**GOAL OF THE EXERCISE:** Check each line of the listing below for the word "React" and say how many lines have it. Nothing else should be written.

**DATA SHOWN:**

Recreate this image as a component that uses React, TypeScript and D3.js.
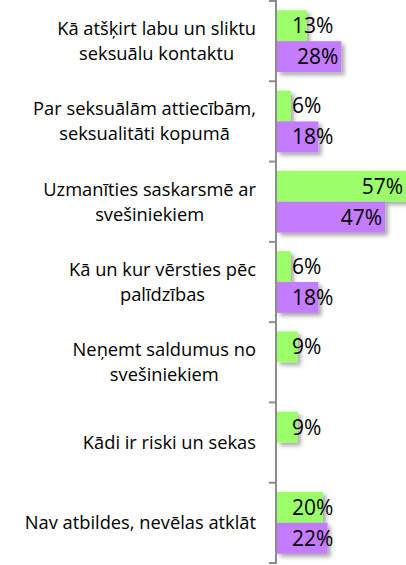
import React, { useEffect, useRef } from 'react';
import * as d3 from 'd3';

// category labels, line breaks as in the picture
const categories = [
  'Kā atšķirt labu un sliktu\nseksuālu kontaktu',
  'Par seksuālām attiecībām,\nseksualitāti kopumā',
  'Uzmanīties saskarsmē ar\nsvešiniekiem',
  'Kā un kur vērsties pēc\npalīdzības',
  'Neņemt saldumus no\nsvešiniekiem',
  'Kādi ir riski un sekas',
  'Nav atbildes, nevēlas atklāt',
];

const series_a = [13, 6, 57, 6, 9, 9, 20];
const series_b = [28, 18, 47, 18, null, null, 22];

const series = [
  { key: 'a', values: series_a, color: '#9bff6b' },
  { key: 'b', values: series_b, color: '#c47cff' },
];

export default function App() {
  const ref = useRef<SVGSVGElement>(null);
  const width = 406;
  const height = 565;

  useEffect(() => {
    const svg = d3.select(ref.current);
    svg.selectAll('*').remove();

    const axis_x = 277;
    const label_right = 256;

    // soft drop shadow under the bars
    const defs = svg.append('defs');
    const filter = defs
      .append('filter')
      .attr('id', 'shadow')
      .attr('x', '-10%')
      .attr('y', '-20%')
      .attr('width', '130%')
      .attr('height', '160%');
    filter
      .append('feDropShadow')
      .attr('dx', 3)
      .attr('dy', 3)
      .attr('stdDeviation', 2)
      .attr('flood-color', '#000')
      .attr('flood-opacity', 0.35);

    const y_scale = d3
      .scaleBand()
      .domain(categories.map((d, i) => String(i)))
      .range([1, 563])
      .paddingInner(0.23)
      .paddingOuter(0.115);

    const y_inner = d3
      .scaleBand()
      .domain(series.map((s) => s.key))
      .range([0, y_scale.bandwidth()]);

    const x_scale = d3.scaleLinear().domain([0, 57]).range([axis_x, axis_x + 131]);

    // bars
    series.forEach((s) => {
      svg
        .append('g')
        .attr('filter', 'url(#shadow)')
        .selectAll('rect')
        .data(s.values.map((v, i) => ({ v, i })).filter((d) => d.v != null))
        .join('rect')
        .attr('x', axis_x)
        .attr('y', (d) => y_scale(String(d.i))! + y_inner(s.key)!)
        .attr('width', (d) => x_scale(d.v as number) - axis_x)
        .attr('height', y_inner.bandwidth())
        .attr('fill', s.color);
    });

    // value labels
    series.forEach((s) => {
      s.values.forEach((v, i) => {
        if (v == null) return;
        const t = svg
          .append('text')
          .attr('font-family', '"Open Sans", sans-serif')
          .attr('font-size', 21)
          .attr('fill', '#000')
          .attr('y', y_scale(String(i))! + y_inner(s.key)! + y_inner.bandwidth() / 2 + 7.5)
          .text(`${v}%`);
        const w = (t.node() as SVGTextElement).getComputedTextLength();
        const x = Math.max(axis_x + 15, x_scale(v) - w - 3);
        t.attr('x', Math.min(x, width - 3 - w));
      });
    });

    // axis line and ticks
    const axis = svg.append('g').attr('stroke', '#8c8c8c').attr('stroke-width', 2);
    axis
      .append('line')
      .attr('x1', axis_x - 1)
      .attr('x2', axis_x - 1)
      .attr('y1', 0)
      .attr('y2', 564);
    const boundaries = categories.map((d, i) => y_scale(String(i))! - (y_scale.step() * 0.23) / 2);
    boundaries.push(boundaries[boundaries.length - 1] + y_scale.step());
    axis
      .selectAll('line.tick')
      .data(boundaries)
      .join('line')
      .attr('class', 'tick')
      .attr('x1', axis_x - 8)
      .attr('x2', axis_x - 1)
      .attr('y1', (d) => Math.max(1, Math.min(563, d)))
      .attr('y2', (d) => Math.max(1, Math.min(563, d)));

    // category labels: block right-aligned, lines centered within block
    categories.forEach((c, i) => {
      const lines = c.split('\n');
      const cy = y_scale(String(i))! + y_scale.bandwidth() / 2;
      const line_h = 25;
      const g = svg.append('g');
      const texts = lines.map((ln, j) =>
        g
          .append('text')
          .attr('font-family', '"Open Sans", sans-serif')
          .attr('font-size', 18.3)
          .attr('fill', '#000')
          .attr('text-anchor', 'middle')
          .attr('y', cy + (j - (lines.length - 1) / 2) * line_h + 6.5)
          .text(ln)
      );
      const max_w = d3.max(texts, (t) => (t.node() as SVGTextElement).getComputedTextLength()) || 0;
      texts.forEach((t) => t.attr('x', label_right - max_w / 2));
    });
  }, []);

  return (
    <svg
      ref={ref}
      width={width}
      height={height}
      style={{ position: 'absolute', left: 0, top: 0, background: '#fff' }}
    />
  );
}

**RESPONSE:** 2